Bazen kaybetmek insanı daha da hırslandırır. Ama bazen. 2023 gerçekten üst üste çok şey kaybettiğim bir yıl oldu. En dibi gördüysem artık yukarı çıkmak istiyorum. Bazen artık dayanamadığımı hissediyorum.
Yılın başlarında deprem oldu. Binlerce, on binlerce vatandaşımızı kaybettik. Onlarca ilimizi kaybettik. Hayallerini kaybettiler, güvenlerini kaybettiler. Evlerini, ailelerini, çocukluklarını kaybettiler. Psikoloji kalır mı, kalmaz. Onu da kaybettiler, kaybettik, kaybettim. İstanbul’da yaşayan biri olarak kendimi kendi ölümüme alıştırdım. Yaşarken hayatımı kaybettim. Depremden aylar sonra dedemi kaybettim. Arkadaşlarımla yakınlığımı kaybettim. Yakın arkadaşlarımla artık ne kadar yakınım bilmiyorum. Üniversitede arkadaşlarımla hala arkadaş mıyız bilmiyorum. Gerçi böyle olacağını biliyordum ama ayrı kalanın ben olacağını beklemiyordum.

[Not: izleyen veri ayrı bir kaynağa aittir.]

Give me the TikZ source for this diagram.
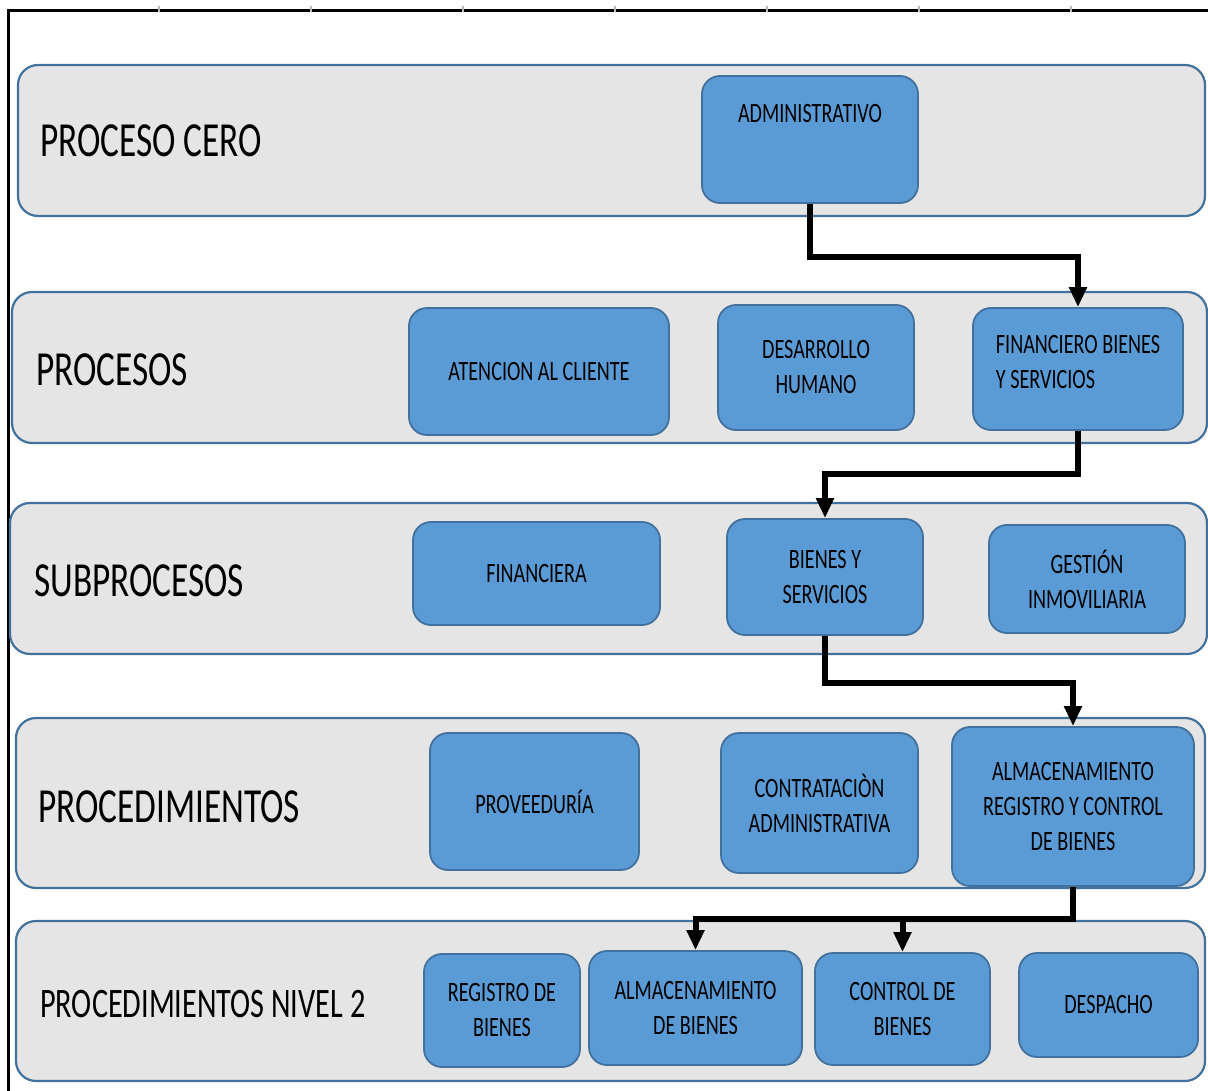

Beklemediğim başka bir şey de vardı. Bir bayram sabahı arkadaşımın kazada kaybettiğimi duymayı beklemiyordum. Ne zaman olursa olsun gördüğümde yüzümü güldüren iki kişiden biriydi. Beni gitar çalmaya teşvik eden kişiydi. Babası öğretmenimdi, bana kimyayı sevdiren, kimya bölümü okumama sebep olan adam. O gün başsağlığı dilemek çok koymuştu bana. Aylar sonra tekrar gördüğümde tanımadım. Yıkılmıştı, çökmüştü. ‘‘Nasılsın oğlum?’’ dedi. Oğlum diyene kadar iyiydim aslında ama artık değildim. Öyle işte. Maddi olarak da ilk defa bu kadar kaybettim bu yıl. Ve sanırım inancımı da kaybediyorum, bilmiyorum. Yaşama sevincimi kaybedeli çok oldu zaten. Aşk dersek ne zaman yüzüm güldü ki. Ama belki bu sefer burun farkıyla öne geçebilirim. Korkmazsam kaybetmekten, korkmazsam sevmekten, biraz sevilmek güzel olurdu.
Koskoca bir yılda kazandığın hiçbir şey mi yok diyeceksiniz. Var. Bir iki kişi girdi hayatıma. Dahaca kaybetmedim. Ama bazen bir şey kazanmak için başka bir şeyi kaybetmek gerekir.